■ Written request ■
Reproduce the whole listing, character for character.

■ Dataset excerpt ■
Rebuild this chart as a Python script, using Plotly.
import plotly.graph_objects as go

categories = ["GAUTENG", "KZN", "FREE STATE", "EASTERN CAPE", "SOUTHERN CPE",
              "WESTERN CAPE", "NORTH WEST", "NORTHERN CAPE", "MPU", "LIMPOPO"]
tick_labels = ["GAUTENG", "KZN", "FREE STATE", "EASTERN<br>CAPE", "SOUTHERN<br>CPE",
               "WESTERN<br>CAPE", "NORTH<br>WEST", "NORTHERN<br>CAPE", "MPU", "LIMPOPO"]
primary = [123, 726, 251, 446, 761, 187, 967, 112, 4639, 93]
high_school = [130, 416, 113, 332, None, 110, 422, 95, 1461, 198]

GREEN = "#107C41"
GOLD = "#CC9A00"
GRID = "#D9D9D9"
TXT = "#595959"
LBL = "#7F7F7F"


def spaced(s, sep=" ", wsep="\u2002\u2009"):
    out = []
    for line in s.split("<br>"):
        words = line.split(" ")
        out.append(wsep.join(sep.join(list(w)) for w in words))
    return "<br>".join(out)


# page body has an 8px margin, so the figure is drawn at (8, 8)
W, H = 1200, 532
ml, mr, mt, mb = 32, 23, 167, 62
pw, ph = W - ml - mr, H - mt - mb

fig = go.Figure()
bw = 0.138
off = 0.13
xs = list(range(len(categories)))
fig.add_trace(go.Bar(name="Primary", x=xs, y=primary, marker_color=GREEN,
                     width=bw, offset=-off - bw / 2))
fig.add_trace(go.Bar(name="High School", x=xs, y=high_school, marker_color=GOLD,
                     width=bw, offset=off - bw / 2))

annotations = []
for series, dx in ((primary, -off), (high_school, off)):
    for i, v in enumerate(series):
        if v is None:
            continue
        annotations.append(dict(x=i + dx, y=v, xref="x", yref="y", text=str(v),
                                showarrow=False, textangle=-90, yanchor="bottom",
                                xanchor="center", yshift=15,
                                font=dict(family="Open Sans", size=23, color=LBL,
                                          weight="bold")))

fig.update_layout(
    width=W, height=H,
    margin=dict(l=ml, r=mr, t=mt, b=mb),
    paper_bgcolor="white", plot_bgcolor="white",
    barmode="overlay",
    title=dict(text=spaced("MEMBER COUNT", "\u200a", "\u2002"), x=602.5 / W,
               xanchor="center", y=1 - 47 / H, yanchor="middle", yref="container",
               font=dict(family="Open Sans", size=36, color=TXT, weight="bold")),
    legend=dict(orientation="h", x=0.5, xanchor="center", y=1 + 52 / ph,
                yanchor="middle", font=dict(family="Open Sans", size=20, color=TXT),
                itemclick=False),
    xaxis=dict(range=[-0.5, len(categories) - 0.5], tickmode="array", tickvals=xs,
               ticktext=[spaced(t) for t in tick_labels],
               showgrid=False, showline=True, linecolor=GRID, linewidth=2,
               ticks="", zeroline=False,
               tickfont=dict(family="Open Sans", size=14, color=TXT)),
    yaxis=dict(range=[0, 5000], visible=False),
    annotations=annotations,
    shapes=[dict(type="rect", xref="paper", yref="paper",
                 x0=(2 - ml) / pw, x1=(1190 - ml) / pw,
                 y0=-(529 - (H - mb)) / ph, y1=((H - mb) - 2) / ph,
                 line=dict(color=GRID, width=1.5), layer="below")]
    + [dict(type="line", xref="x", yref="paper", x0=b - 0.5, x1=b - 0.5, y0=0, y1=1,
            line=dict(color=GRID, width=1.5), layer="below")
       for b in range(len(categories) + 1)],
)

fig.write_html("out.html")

■ Answer for the task ■
Rebuild this chart as a Python script, using Plotly.
import plotly.graph_objects as go

categories = ["GAUTENG", "KZN", "FREE STATE", "EASTERN CAPE", "SOUTHERN CPE",
              "WESTERN CAPE", "NORTH WEST", "NORTHERN CAPE", "MPU", "LIMPOPO"]
tick_labels = ["GAUTENG", "KZN", "FREE STATE", "EASTERN<br>CAPE", "SOUTHERN<br>CPE",
               "WESTERN<br>CAPE", "NORTH<br>WEST", "NORTHERN<br>CAPE", "MPU", "LIMPOPO"]
primary = [123, 726, 251, 446, 761, 187, 967, 112, 4639, 93]
high_school = [130, 416, 113, 332, None, 110, 422, 95, 1461, 198]

GREEN = "#107C41"
GOLD = "#CC9A00"
GRID = "#D9D9D9"
TXT = "#595959"
LBL = "#7F7F7F"


def spaced(s, sep=" ", wsep="\u2002\u2009"):
    out = []
    for line in s.split("<br>"):
        words = line.split(" ")
        out.append(wsep.join(sep.join(list(w)) for w in words))
    return "<br>".join(out)


# page body has an 8px margin, so the figure is drawn at (8, 8)
W, H = 1200, 532
ml, mr, mt, mb = 32, 23, 167, 62
pw, ph = W - ml - mr, H - mt - mb

fig = go.Figure()
bw = 0.138
off = 0.13
xs = list(range(len(categories)))
fig.add_trace(go.Bar(name="Primary", x=xs, y=primary, marker_color=GREEN,
                     width=bw, offset=-off - bw / 2))
fig.add_trace(go.Bar(name="High School", x=xs, y=high_school, marker_color=GOLD,
                     width=bw, offset=off - bw / 2))

annotations = []
for series, dx in ((primary, -off), (high_school, off)):
    for i, v in enumerate(series):
        if v is None:
            continue
        annotations.append(dict(x=i + dx, y=v, xref="x", yref="y", text=str(v),
                                showarrow=False, textangle=-90, yanchor="bottom",
                                xanchor="center", yshift=15,
                                font=dict(family="Open Sans", size=23, color=LBL,
                                          weight="bold")))

fig.update_layout(
    width=W, height=H,
    margin=dict(l=ml, r=mr, t=mt, b=mb),
    paper_bgcolor="white", plot_bgcolor="white",
    barmode="overlay",
    title=dict(text=spaced("MEMBER COUNT", "\u200a", "\u2002"), x=602.5 / W,
               xanchor="center", y=1 - 47 / H, yanchor="middle", yref="container",
               font=dict(family="Open Sans", size=36, color=TXT, weight="bold")),
    legend=dict(orientation="h", x=0.5, xanchor="center", y=1 + 52 / ph,
                yanchor="middle", font=dict(family="Open Sans", size=20, color=TXT),
                itemclick=False),
    xaxis=dict(range=[-0.5, len(categories) - 0.5], tickmode="array", tickvals=xs,
               ticktext=[spaced(t) for t in tick_labels],
               showgrid=False, showline=True, linecolor=GRID, linewidth=2,
               ticks="", zeroline=False,
               tickfont=dict(family="Open Sans", size=14, color=TXT)),
    yaxis=dict(range=[0, 5000], visible=False),
    annotations=annotations,
    shapes=[dict(type="rect", xref="paper", yref="paper",
                 x0=(2 - ml) / pw, x1=(1190 - ml) / pw,
                 y0=-(529 - (H - mb)) / ph, y1=((H - mb) - 2) / ph,
                 line=dict(color=GRID, width=1.5), layer="below")]
    + [dict(type="line", xref="x", yref="paper", x0=b - 0.5, x1=b - 0.5, y0=0, y1=1,
            line=dict(color=GRID, width=1.5), layer="below")
       for b in range(len(categories) + 1)],
)

fig.write_html("out.html")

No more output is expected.